The increase in the unemployment rate is attributable to a decline of 237 000 in the number of people in employment and an increase of 62 000 in the number of people who were unemployed between the fourth quarter of 2018 and the first quarter of this year.
The South African working age population increased by 149 000 in the period under review, compared with the fourth quarter of 2018. The labour force decreased by 176 000.
The results further indicate that the number of discouraged work seekers increased by 156 000 and the “other not economically active” population by 169 000, resulting in the net increase of 325 000 in the number of those who were not economically active.
In a statement on Tuesday, Investec said the weakening of the country’s economic fundamentals and institutional strength at a number of its key institutions had contributed to depressed investor sentiment and weakened economic growth.
The company said job losses would serve to aggravate the financial pressure many households were already experiencing.
However, it also noted that an increase in policy and political certainty post the recent elections would, coupled with the mending of structural inefficiencies in the economy, boost confidence levels, driving fixed investment and, therefore, also sustainable employment.
Meanwhile, North-West University Business School economist Professor Raymond Parsons commented that although the rise in unemployment was widely expected, it serves as a further wake-up call about the country's economy in the post-election period.
He posited that the worsening unemployment situation is owed majorly to Eskom load-shedding and its negative impact on the economy during the quarter; as well as to some extent to a slowing global economy.
In light of the employment outlook, he emphasised the need for new urgency in the commitments made at the Jobs Summit in October last year and particularly the role of the Presidential Jobs Committee tasked with monitoring progress towards the target set of 275 000 jobs yearly.
However, he indicated that previous well-meaning endeavours had fallen short, and unless overall growth prospects are greatly strengthened, these useful micro measure to intensify job creation will only have a minimal impact.
Therefore, he highlighted the need for the country to break out of its current 'low growth trap' of about 1% and get onto a higher growth path.
According to the QLFS, a decline in employment was observed in all sectors – the formal sector, informal sector, agriculture and private households – during the quarter under review.
The net loss of 237 000 in the number of people in employment was mainly driven by the construction sector, with 142 000, followed by finance with 94 000, community and social services with 50 000, private households with 31 000, mining with 20 000 and agriculture with 12 000.
Investec indicated that the construction sector, which recorded the largest quarterly loss, had muted fixed investment spend, underpinned by weak business confidence levels, which hindered its growth.
Employment gains were recorded in the transport sector, with 59 000, trade with 25 000, utilities with 16 000 and manufacturing with 14 000.

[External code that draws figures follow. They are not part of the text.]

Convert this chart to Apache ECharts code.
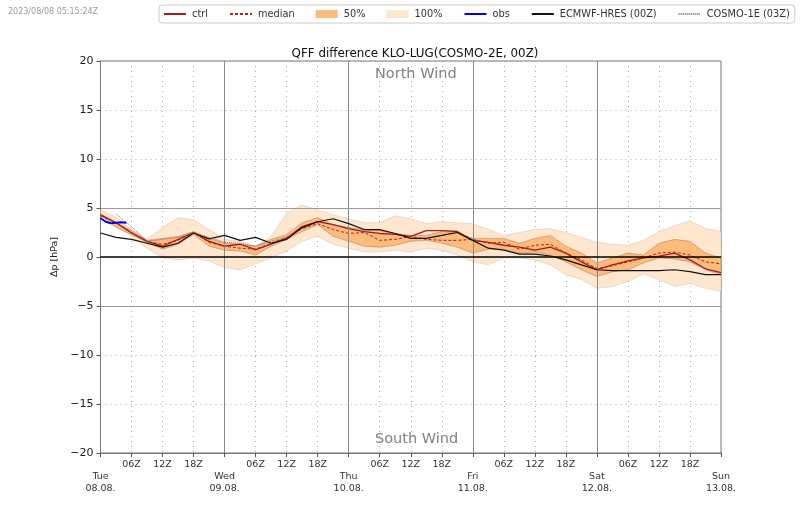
<!DOCTYPE html>
<html><head><meta charset="utf-8">
<style>html,body{margin:0;padding:0;background:#fff}#c{width:800px;height:509px}</style>
<script src="https://cdn.jsdelivr.net/npm/echarts@6/dist/echarts.min.js"></script>
</head><body><div id="c"></div>
<script>
const hours3 = [0,3,6,9,12,15,18,21,24,27,30,33,36,39,42,45,48,51,54,57,60,63,66,69,72,75,78,81,84,87,90,93,96,99,102,105,108,111,114,117,120];
const full_high = [4.8,4.1,2.8,1.8,3.0,4.0,3.8,2.8,1.8,1.6,1.1,2.1,4.5,5.3,4.8,4.3,3.9,3.5,3.5,4.2,3.9,3.4,3.6,3.5,3.4,2.8,2.2,2.5,2.8,2.9,2.5,2.0,1.5,1.3,1.2,1.7,2.6,3.2,3.7,2.9,2.6];
const full_low = [4.1,3.3,2.1,0.9,-0.1,-0.3,-0.1,-0.4,-1.1,-1.3,-0.7,-0.1,0.6,1.6,2.1,1.3,0.9,0.5,0.5,0.7,0.5,0.9,0.7,0.2,-0.5,-0.8,-0.1,-0.1,-0.3,-0.8,-1.8,-2.3,-3.2,-3.0,-2.5,-1.7,-2.3,-3.0,-2.7,-3.2,-3.5];
const half_high = [4.4,3.5,2.7,1.7,1.9,2.1,2.6,1.9,1.4,1.3,1.1,1.8,2.3,3.5,4.0,3.3,3.0,2.8,2.7,2.4,2.2,2.2,2.6,2.5,1.9,1.9,1.9,1.4,1.9,2.2,1.1,0.4,-0.6,-0.1,0.4,0.2,1.4,1.8,1.6,0.4,-0.1];
const half_low = [4.3,3.0,2.3,1.5,0.8,1.3,2.3,1.1,0.7,0.6,0.2,1.1,1.8,2.6,3.3,2.1,1.6,1.1,1.0,1.2,1.6,1.7,1.4,1.0,0.4,0.8,0.8,0.4,0.5,0.2,-0.5,-1.3,-2.0,-1.5,-1.3,-0.6,-0.1,-0.2,-0.5,-1.3,-1.8];
const ctrl = [4.3,3.5,2.45,1.6,1.1,1.8,2.5,1.6,1.1,1.3,0.75,1.3,1.9,3.1,3.6,3.3,2.9,2.6,2.4,2.3,2.1,2.7,2.7,2.6,1.7,1.5,1.2,1.0,0.7,1.0,0.4,-0.5,-1.3,-0.8,-0.4,-0.1,0.1,0.4,-0.3,-1.2,-1.6];
const median = [4.2,3.5,2.5,1.6,1.3,1.7,2.5,1.5,1.1,0.9,0.8,1.4,2.0,2.9,3.4,2.8,2.4,2.5,1.7,1.8,2.1,1.8,1.7,1.7,1.8,1.4,1.5,0.8,1.2,1.3,0.4,-0.3,-1.2,-0.9,-0.5,-0.1,0.4,0.5,0.2,-0.5,-0.7];
const ecmwf = [2.45,2.0,1.8,1.4,1.0,1.4,2.45,1.85,2.2,1.7,2.0,1.4,1.8,3.0,3.6,3.9,3.4,2.8,2.8,2.4,1.9,1.9,2.2,2.5,1.7,0.9,0.7,0.3,0.3,0.1,-0.3,-0.8,-1.3,-1.4,-1.4,-1.4,-1.4,-1.3,-1.5,-1.8,-1.8];
const cosmoHours = [3,6,9,12,15,18,21,24,27,30,33,36];
const cosmo = [4.4,3.1,1.6,1.8,2.0,2.5,2.0,1.5,1.4,1.1,1.6,2.0];
const obsHours = [0,1,2,3,4,5];
const obs = [3.95,3.6,3.45,3.5,3.55,3.5];
const dayLabels = {0:'Tue\n08.08.',24:'Wed\n09.08.',48:'Thu\n10.08.',72:'Fri\n11.08.',96:'Sat\n12.08.',120:'Sun\n13.08.'};
const dayHours = [24,48,72,96];
const solidY = [5,-5];
const FONT = '"DejaVu Sans"';
const pairs = (xs, ys) => xs.map((x,i)=>[x,ys[i]]);
function band(name, low, high, fill, stroke){
  return {
    type:'custom', name, z:1, silent:true, clip:true, animation:false,
    itemStyle:{color:fill},
    data: hours3.map((h,i)=>[h,low[i],high[i]]),
    encode:{x:0,y:[1,2]},
    renderItem(params, api){
      if(params.dataIndex!==0) return null;
      const top = hours3.map((h,i)=>api.coord([h,high[i]]));
      const bot = hours3.map((h,i)=>api.coord([h,low[i]])).reverse();
      return {type:'polygon',shape:{points:top.concat(bot)},style:{fill,stroke,lineWidth:0.8}};
    }
  };
}
const noDot = {color:'rgba(0,0,0,0)',borderWidth:0,borderColor:'rgba(0,0,0,0)'};
const chart = echarts.init(document.getElementById('c'),null,{renderer:'canvas'});
chart.setOption({
  animation:false,
  backgroundColor:'#fff',
  textStyle:{fontFamily:FONT},
  title:{text:'QFF difference KLO-LUG(COSMO-2E, 00Z)',left:410,textAlign:'center',top:43,
    textStyle:{fontSize:11.9,fontWeight:'normal',color:'#111',fontFamily:FONT}},
  legend:{left:159,top:5,padding:[4,5,4,4],itemGap:21,itemWidth:22,itemHeight:8,
    borderColor:'#ccc',borderWidth:1,borderRadius:3,
    textStyle:{fontSize:9.8,color:'#333',fontFamily:FONT,padding:[0,0,0,1]},
    data:[
      {name:'ctrl',itemStyle:noDot},{name:'median',itemStyle:noDot},
      {name:'50%',icon:'rect'},{name:'100%',icon:'rect'},
      {name:'obs',itemStyle:noDot},{name:'ECMWF-HRES (00Z)',itemStyle:noDot},{name:'COSMO-1E (03Z)',itemStyle:noDot}
    ]},
  grid:{show:true,left:100.5,right:79,top:61,bottom:56,borderColor:'#777',borderWidth:1,backgroundColor:'transparent'},
  xAxis:{type:'value',min:0,max:120,interval:6,
    axisLine:{show:true,onZero:false,lineStyle:{color:'#777',width:1}},
    axisTick:{show:true,length:4,lineStyle:{color:'#555',width:1}},
    axisLabel:{color:'#333',fontSize:9.5,lineHeight:12,margin:6,showMinLabel:true,showMaxLabel:true,
      hideOverlap:false,
      formatter:v=>{
        if(dayLabels[v]) return '\n'+dayLabels[v];
        return String(v%24).padStart(2,'0')+'Z';
      }},
    splitLine:{show:true,lineStyle:{color:'#aaa',type:[1,4],width:1}}},
  yAxis:{type:'value',min:-20,max:20,interval:5,name:'Δp [hPa]',nameLocation:'middle',nameGap:28,
    nameTextStyle:{fontSize:9.5,color:'#222',fontFamily:FONT},
    axisLine:{show:true,onZero:false,lineStyle:{color:'#777',width:1}},
    axisTick:{show:true,length:4,lineStyle:{color:'#555',width:1}},
    axisLabel:{color:'#222',fontSize:11,margin:7,formatter:v=>v<0?'\u2212'+(-v):String(v)},
    splitLine:{show:true,lineStyle:{color:'#aaa',type:[1,4],width:1}}},
  graphic:[
    {type:'text',left:8,top:8,silent:true,style:{text:'2023/08/08 05:15:24Z',fill:'#999',font:'8px "DejaVu Sans"'}},
    {type:'text',left:375,top:67,silent:true,style:{text:'North Wind',fill:'#808080',font:'14.5px "DejaVu Sans"'}},
    {type:'text',left:375,top:432,silent:true,style:{text:'South Wind',fill:'#808080',font:'14.5px "DejaVu Sans"'}}
  ],
  series:[
    band('100%',full_low,full_high,'#ffe6cf','rgba(150,120,90,0.25)'),
    band('50%',half_low,half_high,'#fdbb7c','rgba(120,90,60,0.45)'),
    {type:'line',name:'ctrl',z:3,symbol:'none',data:pairs(hours3,ctrl),
      lineStyle:{color:'#a51c1c',width:1.3},itemStyle:{color:'#a51c1c'},
      markLine:{silent:true,symbol:'none',label:{show:false},animation:false,precision:2,
        data:[
          ...dayHours.map(x=>({xAxis:x,lineStyle:{color:'#888',type:'solid',width:1}})),
          ...solidY.map(y=>({yAxis:y,lineStyle:{color:'#999',type:'solid',width:1}})),
          {yAxis:0,lineStyle:{color:'#000',type:'solid',width:1.5}}
        ]}},
    {type:'line',name:'median',z:4,symbol:'none',data:pairs(hours3,median),
      lineStyle:{color:'#b02020',width:1,type:[3,2]},itemStyle:{color:'#b02020'}},
    {type:'line',name:'obs',z:6,symbol:'none',data:pairs(obsHours,obs),
      lineStyle:{color:'#0000ee',width:2},itemStyle:{color:'#0000ee'}},
    {type:'line',name:'ECMWF-HRES (00Z)',z:5,symbol:'none',data:pairs(hours3,ecmwf),
      lineStyle:{color:'#111',width:1.2},itemStyle:{color:'#111'}},
    {type:'line',name:'COSMO-1E (03Z)',z:5,symbol:'none',data:pairs(cosmoHours,cosmo),
      lineStyle:{color:'#777',width:1,type:[1,1]},itemStyle:{color:'#777'}}
  ]
});
</script></body></html>
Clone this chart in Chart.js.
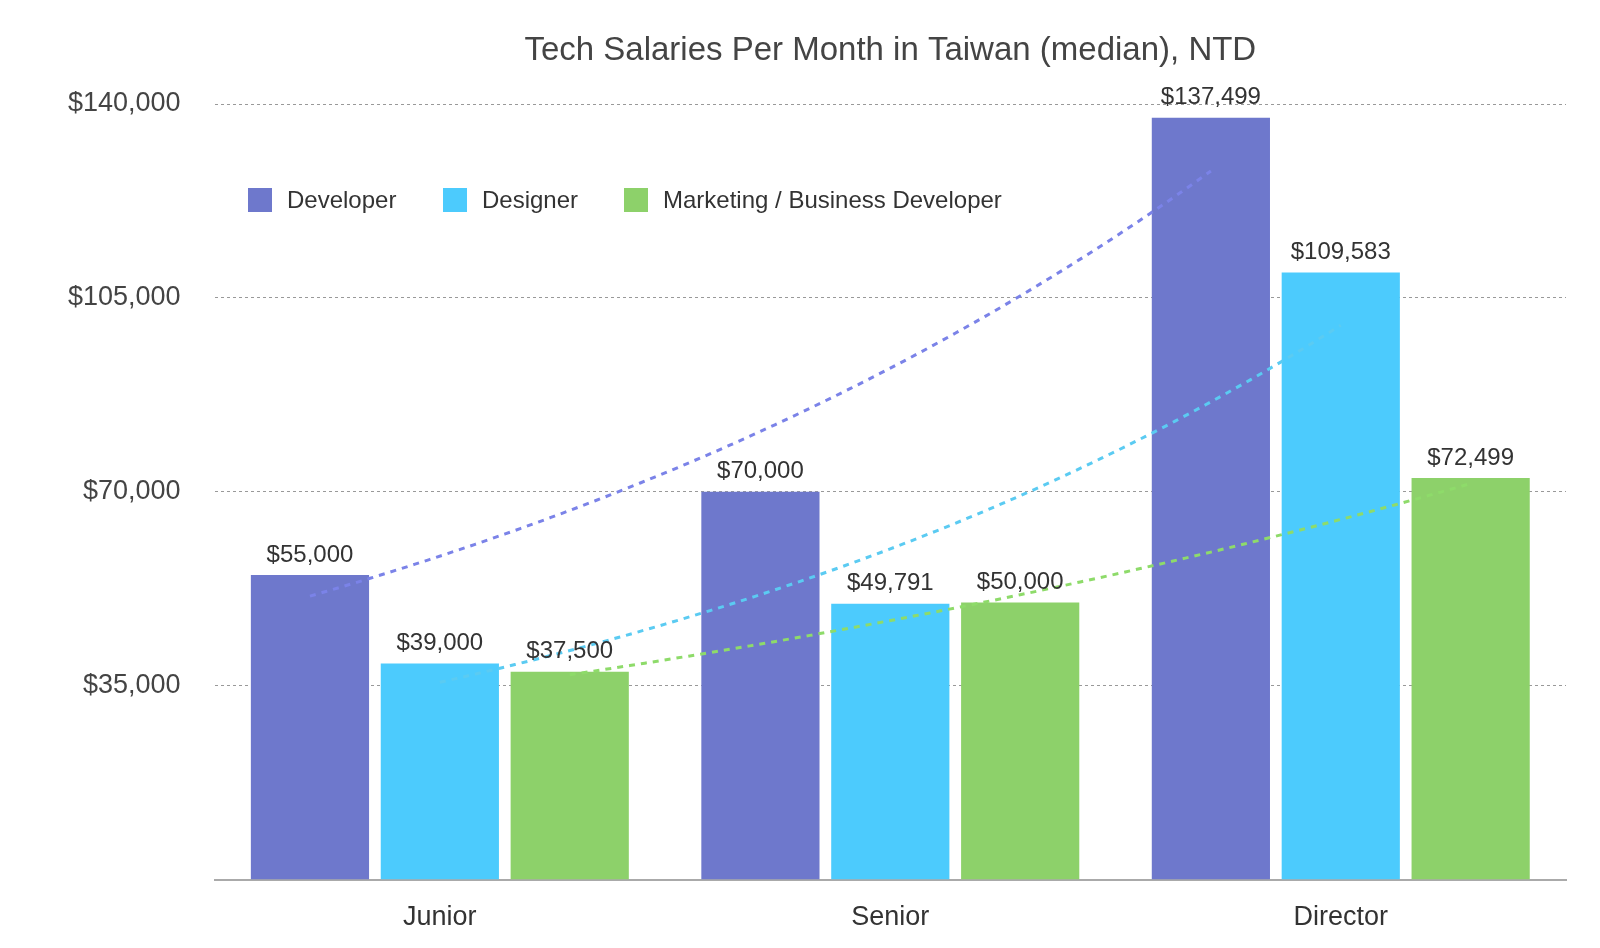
<!DOCTYPE html>
<html><head><meta charset="utf-8">
<script src="https://cdn.jsdelivr.net/npm/chart.js@4"></script>
<style>html,body{margin:0;background:#fff}#wrap{width:1600px;height:948px}</style>
</head><body><div id="wrap"><canvas id="c"></canvas></div>
<script>
const categories = ["Junior", "Senior", "Director"];
const seriesNames = ["Developer", "Designer", "Marketing / Business Developer"];
const developer = [55000, 70000, 137499];
const designer = [39000, 49791, 109583];
const marketing = [37500, 50000, 72499];
const yTicks = [35000, 70000, 105000, 140000];
const colors = ["#6E78CC", "#4CCBFD", "#8DD16A"];
const trendColors = ["#7B83E8", "#5BCBF2", "#8EDB6A"];
const titleText = "Tech Salaries Per Month in Taiwan (median), NTD";
const FONT = "'Liberation Sans', Arial, sans-serif";

const fmt = v => "$" + v.toLocaleString("en-US");

const labelPlugin = {
  id: "labels",
  afterDatasetsDraw(chart) {
    const ctx = chart.ctx;
    const y = chart.scales.y;
    ctx.save();
    // exponential trend lines
    chart.data.datasets.forEach((ds, i) => {
      const meta = chart.getDatasetMeta(i);
      const n = ds.data.length;
      const ln = ds.data.map(Math.log);
      const mx = (n - 1) / 2, my = ln.reduce((a, b) => a + b) / n;
      let sxy = 0, sxx = 0;
      ln.forEach((v, k) => { sxy += (k - mx) * (v - my); sxx += (k - mx) * (k - mx); });
      const b = sxy / sxx, a = my - b * mx;
      const x0 = meta.data[0].x, x1 = meta.data[n - 1].x;
      ctx.beginPath();
      for (let s = 0; s <= 60; s++) {
        const t = s / 60 * (n - 1);
        const px = x0 + (x1 - x0) * s / 60;
        const py = y.getPixelForValue(Math.exp(a + b * t));
        s ? ctx.lineTo(px, py) : ctx.moveTo(px, py);
      }
      ctx.strokeStyle = trendColors[i];
      ctx.lineWidth = 3;
      ctx.setLineDash([6, 6]);
      ctx.stroke();
    });
    ctx.setLineDash([]);
    ctx.font = "24px " + FONT;
    ctx.fillStyle = "#333";
    ctx.textAlign = "center";
    ctx.textBaseline = "bottom";
    chart.data.datasets.forEach((ds, i) => {
      chart.getDatasetMeta(i).data.forEach((bar, k) => {
        ctx.fillText(fmt(ds.data[k]), bar.x, bar.y - 8);
      });
    });
    ctx.restore();
  }
};

new Chart(document.getElementById("c"), {
  type: "bar",
  data: {
    labels: categories,
    datasets: [developer, designer, marketing].map((d, i) => ({
      label: seriesNames[i], data: d, backgroundColor: colors[i],
      categoryPercentage: 0.865, barPercentage: 0.91
    }))
  },
  options: {
    responsive: true, maintainAspectRatio: false, animation: false,
    layout: { padding: { top: 104, right: 34, left: 34, bottom: 0 } },
    plugins: {
      title: { display: false },
      legend: { display: false },
      tooltip: { enabled: false }
    },
    scales: {
      x: {
        grid: { display: false },
        border: { color: "#aaa", width: 2 },
        ticks: { color: "#333", font: { size: 27, family: FONT }, padding: 14 }
      },
      y: {
        min: 0, max: 140000,
        afterBuildTicks: s => { s.ticks = yTicks.map(v => ({ value: v })); },
        ticks: { color: "#444", callback: v => fmt(v), font: { size: 27, family: FONT }, padding: 34 },
        grid: { color: "#999", lineWidth: 1, drawTicks: false },
        border: { display: false, dash: [3, 3] }
      }
    }
  },
  plugins: [labelPlugin, {
    id: "legendBox",
    afterDraw(chart) {
      const ctx = chart.ctx;
      const area = chart.chartArea;
      ctx.save();
      ctx.font = "33px " + FONT;
      ctx.fillStyle = "#444";
      ctx.textAlign = "center";
      ctx.textBaseline = "middle";
      ctx.fillText(titleText, (area.left + area.right) / 2, 51);
      ctx.textAlign = "left";
      ctx.font = "24px " + FONT;
      const xs = [248, 443, 624];
      seriesNames.forEach((n, i) => {
        ctx.fillStyle = colors[i];
        ctx.fillRect(xs[i], 188, 24, 24);
        ctx.fillStyle = "#333";
        ctx.fillText(n, xs[i] + 39, 201);
      });
      ctx.restore();
    }
  }]
});
</script></body></html>
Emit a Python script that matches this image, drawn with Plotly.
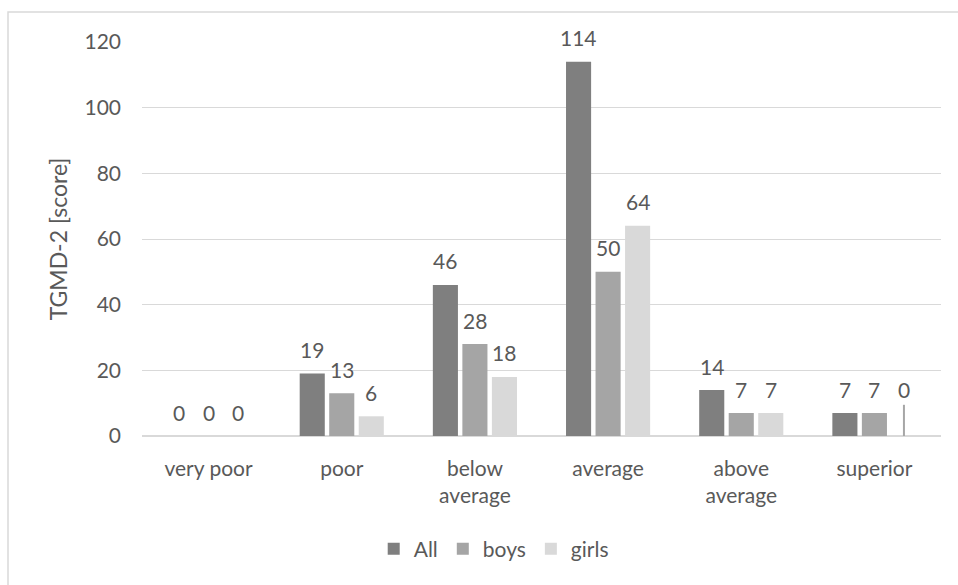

Quarter-on-quarter, the percentage of young persons aged 15 to 24 years who were not in employment, education or training (NEET) increased by 2.1 percentage points to 33.2%, or about 3.4-million people.
Investec lamented that youth unemployment remained dispiritingly high and that it was a priority area for government. Therefore, it noted that the income eligibility thresholds for the employment tax incentive scheme were increased in the 2019 Budget, with Finance Minister Tito Mboweni having highlighted that “jobs for 1.1-million young people are supported by this programme”.
Additionally, Investec emphasised that education remains key for inclusive growth and job creation, with learning and culture allocated the largest portion of government spending in the national budget.
According to the QLFS, of the 20.3-million young people aged 15 to 34 years, 40.7% were NEETs – an increase of 1.8 percentage points compared with the fourth quarter of 2018.